[The task]:
Find and return each line containing "chart".

[Dataset excerpt]:

********

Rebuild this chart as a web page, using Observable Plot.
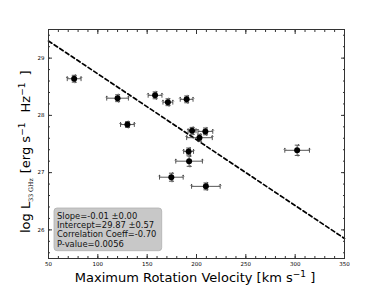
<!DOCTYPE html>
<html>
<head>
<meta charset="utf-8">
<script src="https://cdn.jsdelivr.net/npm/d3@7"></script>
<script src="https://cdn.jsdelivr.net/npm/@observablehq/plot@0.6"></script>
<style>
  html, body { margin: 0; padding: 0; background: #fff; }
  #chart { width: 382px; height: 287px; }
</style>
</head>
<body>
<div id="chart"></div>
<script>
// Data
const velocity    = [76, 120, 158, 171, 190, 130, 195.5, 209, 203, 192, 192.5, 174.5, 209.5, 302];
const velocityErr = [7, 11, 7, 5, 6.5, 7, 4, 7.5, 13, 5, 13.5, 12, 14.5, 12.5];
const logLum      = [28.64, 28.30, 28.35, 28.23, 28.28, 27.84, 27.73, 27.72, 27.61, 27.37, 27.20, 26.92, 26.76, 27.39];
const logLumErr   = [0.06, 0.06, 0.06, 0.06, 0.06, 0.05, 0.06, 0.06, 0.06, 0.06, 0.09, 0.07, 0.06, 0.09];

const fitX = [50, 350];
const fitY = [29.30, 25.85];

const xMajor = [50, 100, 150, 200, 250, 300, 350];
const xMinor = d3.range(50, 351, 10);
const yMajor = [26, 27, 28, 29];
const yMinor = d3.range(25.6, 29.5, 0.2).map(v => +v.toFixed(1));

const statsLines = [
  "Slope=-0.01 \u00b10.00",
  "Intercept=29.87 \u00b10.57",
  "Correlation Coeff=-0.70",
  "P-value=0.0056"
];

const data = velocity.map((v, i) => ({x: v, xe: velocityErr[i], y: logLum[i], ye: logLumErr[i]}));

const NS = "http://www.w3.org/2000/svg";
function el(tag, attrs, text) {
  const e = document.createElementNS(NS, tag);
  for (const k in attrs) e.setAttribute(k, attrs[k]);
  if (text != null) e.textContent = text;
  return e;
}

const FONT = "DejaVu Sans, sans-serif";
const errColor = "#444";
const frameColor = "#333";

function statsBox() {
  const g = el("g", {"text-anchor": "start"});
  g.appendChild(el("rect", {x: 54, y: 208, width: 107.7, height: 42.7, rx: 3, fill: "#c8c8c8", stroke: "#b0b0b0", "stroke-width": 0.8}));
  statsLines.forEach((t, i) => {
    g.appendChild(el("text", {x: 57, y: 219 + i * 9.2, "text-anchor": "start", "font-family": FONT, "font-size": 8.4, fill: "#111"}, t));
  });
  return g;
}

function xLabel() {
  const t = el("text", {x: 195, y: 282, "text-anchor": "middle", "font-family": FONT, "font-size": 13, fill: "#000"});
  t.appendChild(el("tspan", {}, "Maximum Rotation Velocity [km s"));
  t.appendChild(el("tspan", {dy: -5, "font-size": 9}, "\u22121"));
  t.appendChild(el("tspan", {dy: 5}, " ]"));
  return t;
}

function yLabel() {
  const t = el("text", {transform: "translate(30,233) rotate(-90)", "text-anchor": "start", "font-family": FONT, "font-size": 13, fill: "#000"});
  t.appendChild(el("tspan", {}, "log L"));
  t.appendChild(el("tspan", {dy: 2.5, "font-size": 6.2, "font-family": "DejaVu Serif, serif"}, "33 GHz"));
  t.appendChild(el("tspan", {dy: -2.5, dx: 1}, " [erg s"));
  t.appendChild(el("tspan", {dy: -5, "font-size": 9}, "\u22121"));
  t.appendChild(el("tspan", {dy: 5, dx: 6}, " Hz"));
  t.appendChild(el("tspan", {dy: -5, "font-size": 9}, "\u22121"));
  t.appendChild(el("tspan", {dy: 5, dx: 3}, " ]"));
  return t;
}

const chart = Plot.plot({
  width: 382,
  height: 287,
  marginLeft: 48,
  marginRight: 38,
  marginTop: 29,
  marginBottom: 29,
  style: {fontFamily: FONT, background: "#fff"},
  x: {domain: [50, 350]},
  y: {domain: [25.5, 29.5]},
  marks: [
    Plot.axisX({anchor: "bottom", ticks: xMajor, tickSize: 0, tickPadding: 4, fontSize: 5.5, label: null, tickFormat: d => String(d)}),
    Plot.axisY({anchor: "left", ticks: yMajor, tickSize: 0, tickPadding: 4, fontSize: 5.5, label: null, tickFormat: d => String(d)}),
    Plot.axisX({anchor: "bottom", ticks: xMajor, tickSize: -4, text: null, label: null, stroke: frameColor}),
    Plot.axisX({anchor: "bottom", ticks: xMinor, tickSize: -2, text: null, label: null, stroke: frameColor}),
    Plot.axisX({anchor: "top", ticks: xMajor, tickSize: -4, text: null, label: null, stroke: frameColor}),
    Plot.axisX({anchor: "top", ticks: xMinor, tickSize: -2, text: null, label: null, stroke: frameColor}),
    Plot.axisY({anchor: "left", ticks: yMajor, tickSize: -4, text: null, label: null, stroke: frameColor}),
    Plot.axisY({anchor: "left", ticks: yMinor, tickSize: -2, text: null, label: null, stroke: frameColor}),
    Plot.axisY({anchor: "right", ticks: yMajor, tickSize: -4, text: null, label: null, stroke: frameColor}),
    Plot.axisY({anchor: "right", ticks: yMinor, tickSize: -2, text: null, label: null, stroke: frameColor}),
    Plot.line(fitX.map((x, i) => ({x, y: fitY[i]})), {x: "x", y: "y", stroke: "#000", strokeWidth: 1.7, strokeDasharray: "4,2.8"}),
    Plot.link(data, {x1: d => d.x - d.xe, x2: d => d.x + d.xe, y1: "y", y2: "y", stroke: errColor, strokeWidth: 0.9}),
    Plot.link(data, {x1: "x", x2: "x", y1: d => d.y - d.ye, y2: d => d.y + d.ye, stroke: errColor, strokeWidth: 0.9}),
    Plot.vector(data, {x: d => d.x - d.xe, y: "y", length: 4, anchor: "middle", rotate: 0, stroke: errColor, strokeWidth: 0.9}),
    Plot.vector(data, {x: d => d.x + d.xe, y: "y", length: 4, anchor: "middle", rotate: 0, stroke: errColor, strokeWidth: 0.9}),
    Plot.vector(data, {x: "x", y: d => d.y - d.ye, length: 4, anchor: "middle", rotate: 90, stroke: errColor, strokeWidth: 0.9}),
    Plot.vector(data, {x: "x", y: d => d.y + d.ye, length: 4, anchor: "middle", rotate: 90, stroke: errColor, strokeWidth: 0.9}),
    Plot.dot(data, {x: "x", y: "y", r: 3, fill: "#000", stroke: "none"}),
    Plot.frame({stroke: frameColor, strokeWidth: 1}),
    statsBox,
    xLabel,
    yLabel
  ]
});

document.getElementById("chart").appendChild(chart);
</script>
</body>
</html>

********

[Task solution]:
Rebuild this chart as a web page, using Observable Plot.
  #chart { width: 382px; height: 287px; }
<div id="chart"></div>
const chart = Plot.plot({
document.getElementById("chart").appendChild(chart);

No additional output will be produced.